ありがとう、私のモラトリアム
私は明日、大学を卒業する。
4年間の大学生活を大人になるまでのモラトリアム期間だと称する人も多いが、文字通り受け取るのであれば、私は有意義な猶予期間を過ごしたと思っている。エリクソンが言うようなアイデンティティの確立のための必要な期間であったし、私は哲学上の青年期の課題をある程度までは克服できたと思っている。
私は、ひたむきに頑張る人が好きだ。
この世には世間的に良くないと言われていることに対して、「格好いい」「面白い」と感じさせてしまう幻影が潜んでいる。例えば、勉強を頑張らないこと。テスト間近に慌てて勉強をすること。単位を落とすこと。不特定多数の異性と不純に交友すること。健康的な基準度を大幅に外れたアルコールを飲むこと。夜中に酔っぱらって大声を出すこと。バイトを面倒だからとずる休みすること。基本的な教育を受けている人間に、これらの行為についてどう思うかと問えば、恐らく「あまり良くない」と答えるであろう。
しかし、この世界ではそれが偉くて、格好良くて、面白くて、人目を集めた。
私は染まろうとした。染まりかけたこともあった。でも、私はわたしだった。
それで良いのだ、と。首を縦に振った瞬間、楽になった。前を走っていく友人たちの背中を見ながら、それでも足を動かすことをやめた瞬間、大きく息を吸うことができた。
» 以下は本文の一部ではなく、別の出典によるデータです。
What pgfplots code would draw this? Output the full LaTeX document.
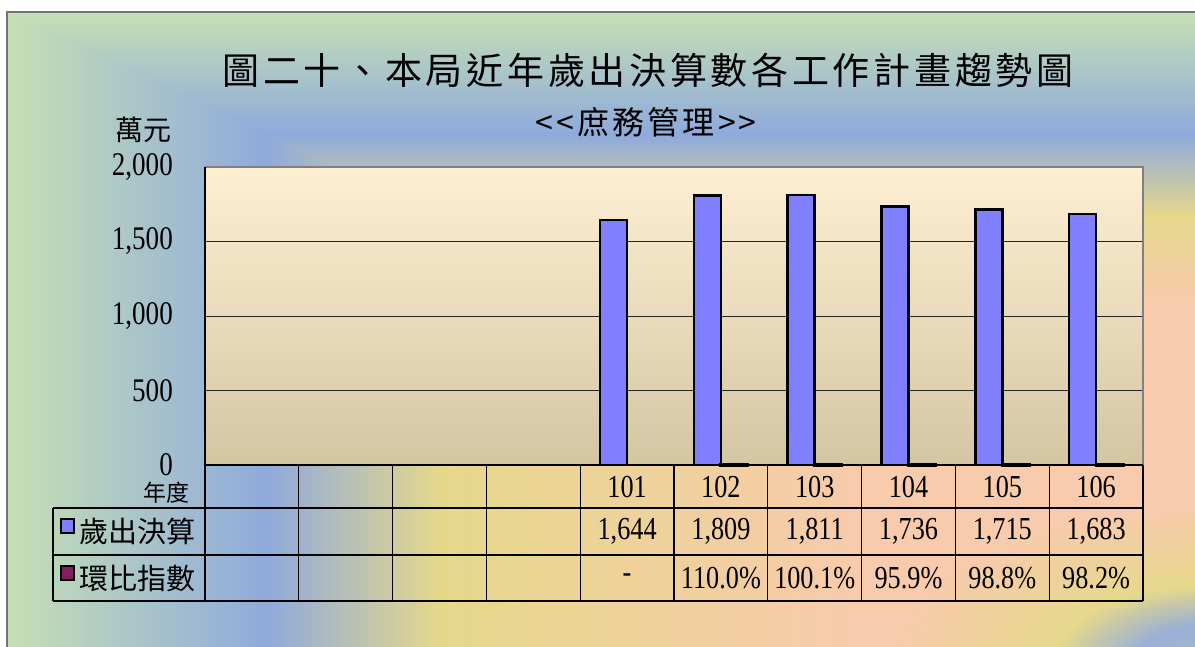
\documentclass[border=0pt]{standalone}
\usepackage{fontspec}
\setmainfont{Liberation Serif}[FakeStretch=0.82]
\newfontfamily\cjk{Noto Sans CJK TC}
\newfontfamily\cjkt{Noto Sans CJK TC}[LetterSpace=10]
\usepackage{pgfplots}
\pgfplotsset{compat=1.18}

\definecolor{bgGreen}{HTML}{C5E0B4}
\definecolor{bgBlue}{HTML}{8FAADC}
\definecolor{bgYellow}{HTML}{E6D88B}
\definecolor{bgPeach}{HTML}{F7CBAB}
\definecolor{bgGrey}{HTML}{A9B9CC}
\definecolor{barBlue}{HTML}{8080FF}
\definecolor{idxPurple}{HTML}{802060}
\definecolor{paneTop}{HTML}{FEEFD3}
\definecolor{paneMid}{HTML}{F1EAD6}
\definecolor{paneBot}{HTML}{D4C6A3}

% corner patch at the lower right
\pgfdeclareradialshading{cornerbg}{\pgfpoint{0bp}{0bp}}{%
  color(0bp)=(bgGrey); color(6bp)=(bgBlue!60!bgGrey); color(12.5bp)=(bgYellow);
  color(25bp)=(bgPeach); color(50bp)=(bgPeach)}

\begin{document}
\begin{tikzpicture}[x=1pt,y=1pt]
\useasboundingbox (0,0) rectangle (1195,646);
\fill[white] (0,0) rectangle (1195,646);
% chart area background
\begin{scope}
  \clip (7,-10) rectangle (1205,634);
  % horizontal part
  \shade[left color=bgGreen, right color=bgBlue] (6,-10) rectangle (267.5,634);
  \shade[left color=bgBlue, right color=bgYellow] (267,-10) rectangle (441.5,634);
  \shade[left color=bgYellow, right color=bgPeach] (441,-10) rectangle (850.5,634);
  \fill[bgPeach] (850,-10) rectangle (1205,634);
  % vertical part, above the diagonals
  \begin{scope}
    \clip (7,634) -- (1205,634) -- (1205,348) -- (876,226) -- cycle;
    \shade[top color=bgGreen, bottom color=bgBlue] (6,634) rectangle (1205,511.5);
    \shade[top color=bgBlue, bottom color=bgYellow] (6,512) rectangle (1205,429.5);
    \shade[top color=bgYellow, bottom color=bgPeach] (6,430) rectangle (1205,347.5);
    \fill[bgPeach] (6,348) rectangle (1205,220);
  \end{scope}
  \shade[shading=cornerbg] (1215,-14) ellipse [x radius=320, y radius=150];
\end{scope}
\draw[black!55, line width=1.5pt] (7,-10) -- (7,634) -- (1205,634);

% titles
\node[font=\cjkt\fontsize{37}{40}\selectfont] at (648,576)
  {圖二十、本局近年歲出決算數各工作計畫趨勢圖};
\node[font=\cjkt\fontsize{32}{36}\selectfont] at (646,524) {<<庶務管理>>};
\node[font=\cjk\fontsize{28}{30}\selectfont] at (143,516) {萬元};

\begin{axis}[
  at={(205pt,181pt)}, anchor=south west,
  scale only axis, width=938pt, height=298pt,
  xmin=-0.5, xmax=9.5, ymin=0, ymax=2000,
  ybar, bar width=27pt,
  clip=false,
  axis line style={draw=none},
  axis background/.style={top color=paneTop, middle color=paneMid, bottom color=paneBot},
  ytick={0,500,1000,1500,2000},
  ymajorgrids, grid style={black!85, line width=0.9pt},
  xtick={0,...,9},
  xticklabels={,,,,101,102,103,104,105,106},
  major tick length=0pt,
  /pgf/number format/assume math mode=true,
  /pgf/number format/1000 sep={,},
  yticklabel style={font=\fontsize{33}{36}\selectfont, anchor=east, inner sep=0pt, xshift=-32pt},
  xticklabel style={font=\fontsize{32}{36}\selectfont, anchor=center, inner sep=0pt, yshift=-22pt},
]
% frame of the plot area
\draw[black!50, line width=2pt] (rel axis cs:0,1) -- (rel axis cs:1,1) -- (rel axis cs:1,0);
\draw[black, line width=1.2pt] (rel axis cs:0,1) -- (rel axis cs:0,0) -- (rel axis cs:1,0);

\addplot[fill=barBlue, draw=black, line width=2.5pt, bar shift=-13.5pt]
  coordinates {(4,1644) (5,1809) (6,1811) (7,1736) (8,1715) (9,1683)};
\addplot[fill=idxPurple, draw=black, line width=3pt, bar shift=13.5pt]
  coordinates {(5,1.100) (6,1.001) (7,0.959) (8,0.988) (9,0.982)};

% data table rows
\begin{scope}[every node/.style={font=\fontsize{32}{36}\selectfont, inner sep=0pt}]
\node at (axis cs:4,-446) {1,644};
\node at (axis cs:5,-446) {1,809};
\node at (axis cs:6,-446) {1,811};
\node at (axis cs:7,-446) {1,736};
\node at (axis cs:8,-446) {1,715};
\node at (axis cs:9,-446) {1,683};
\node at (axis cs:4,-758) {-};
\node at (axis cs:5,-758) {110.0\%};
\node at (axis cs:6,-758) {100.1\%};
\node at (axis cs:7,-758) {95.9\%};
\node at (axis cs:8,-758) {98.8\%};
\node at (axis cs:9,-758) {98.2\%};
\end{scope}
\end{axis}

% table grid
\begin{scope}[line width=1.3pt]
  \foreach \k in {0,...,10} \draw (205+93.8*\k,181) -- (205+93.8*\k,45);
  \draw (53,138) -- (1143,138);
  \draw (53,91) -- (1143,91);
  \draw (53,45) -- (1143,45);
  \draw (53,138) -- (53,45);
\end{scope}
\node[anchor=east, font=\cjk\fontsize{23}{25}\selectfont, inner sep=0pt] at (190,153) {年度};
\draw[fill=barBlue, line width=1.5pt] (61,113) rectangle (74,127);
\draw[fill=idxPurple, line width=1.5pt] (61,66) rectangle (74,80);
\node[anchor=west, font=\cjk\fontsize{29}{30}\selectfont, inner sep=0pt] at (79,114.5) {歲出決算};
\node[anchor=west, font=\cjk\fontsize{29}{30}\selectfont, inner sep=0pt] at (79,68) {環比指數};
\end{tikzpicture}
\end{document}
彼らが間違っているのか。そう自問すれば、間違っているとは言い切れないだろう。程度はあれど、彼らの行っていることは犯罪ではないからだ。故に彼らを咎めることは私の中で嫉妬であり、妬みを発散する手段であった。
私はひたむきに頑張ろう。
そう思ってから、私の周囲には似たような考えの人が集まるようになった。それこそが、大学4年間で得た宝だった。
私はわたしだ。
それは変わらない事実だ。だから前を向こう。胸を張ろう。誇りを持とう。
そうやって、シンプルに生きよう。
明日は卒業式。さよなら、私のモラトリアム。